Let us not feign surprise. The Médecins Sans Frontières sex-for-food scandal in Sudan is not an aberration. It is the logical conclusion of an aid industry that has become a parasite on the very people it claims to serve. British charities now cry for ‘zero tolerance’ as if that mantra might disinfect decades of moral squalor. But a system that treats starving women as chattel for the gratification of its own bloated bureaucracy is not reformed by a press release. It must be dismantled.

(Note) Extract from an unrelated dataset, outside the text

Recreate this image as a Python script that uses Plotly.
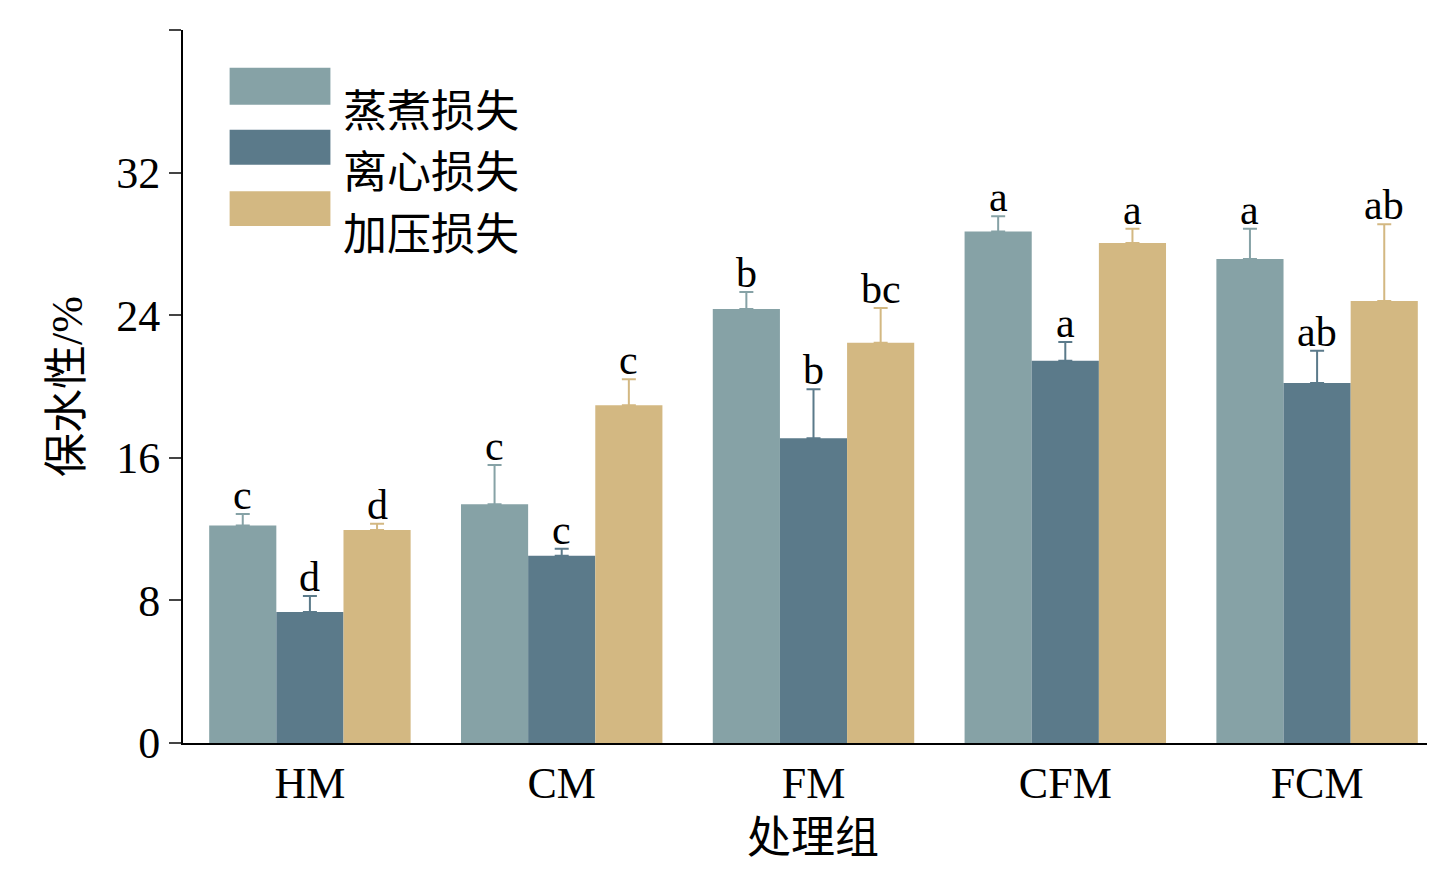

The parallels to the late Roman Empire are almost too obvious. When the empire’s grain dole became a tool of patronage rather than survival, the mob grew fat while the provinces withered. Today, the aid sector is a vast apparatus of middlemen, NGOs and UN agencies that consume the lion’s share of donations while the hungry receive crumbs. In Sudan, those crumbs came with a price: sexual submission. This is not a ‘failure of oversight’. It is the inevitable corruption of power unchecked by accountability. Victorian charities, for all their paternalism, at least operated under the scrutiny of a public that demanded moral rectitude. We now have a culture of ‘do no harm’ that actively shields predators.
The intellectual decadence of our age lies in the belief that good intentions are sufficient. The MSF scandal proves otherwise. When aid workers are treated as saints, they become monsters. The only cure is a ruthless return to first principles: aid must be conditional, transparent, and accountable to the recipients, not the donors. Otherwise, we are simply feeding the beast that devours the vulnerable. Britain’s charities must lead this purge or be complicit in the next atrocity.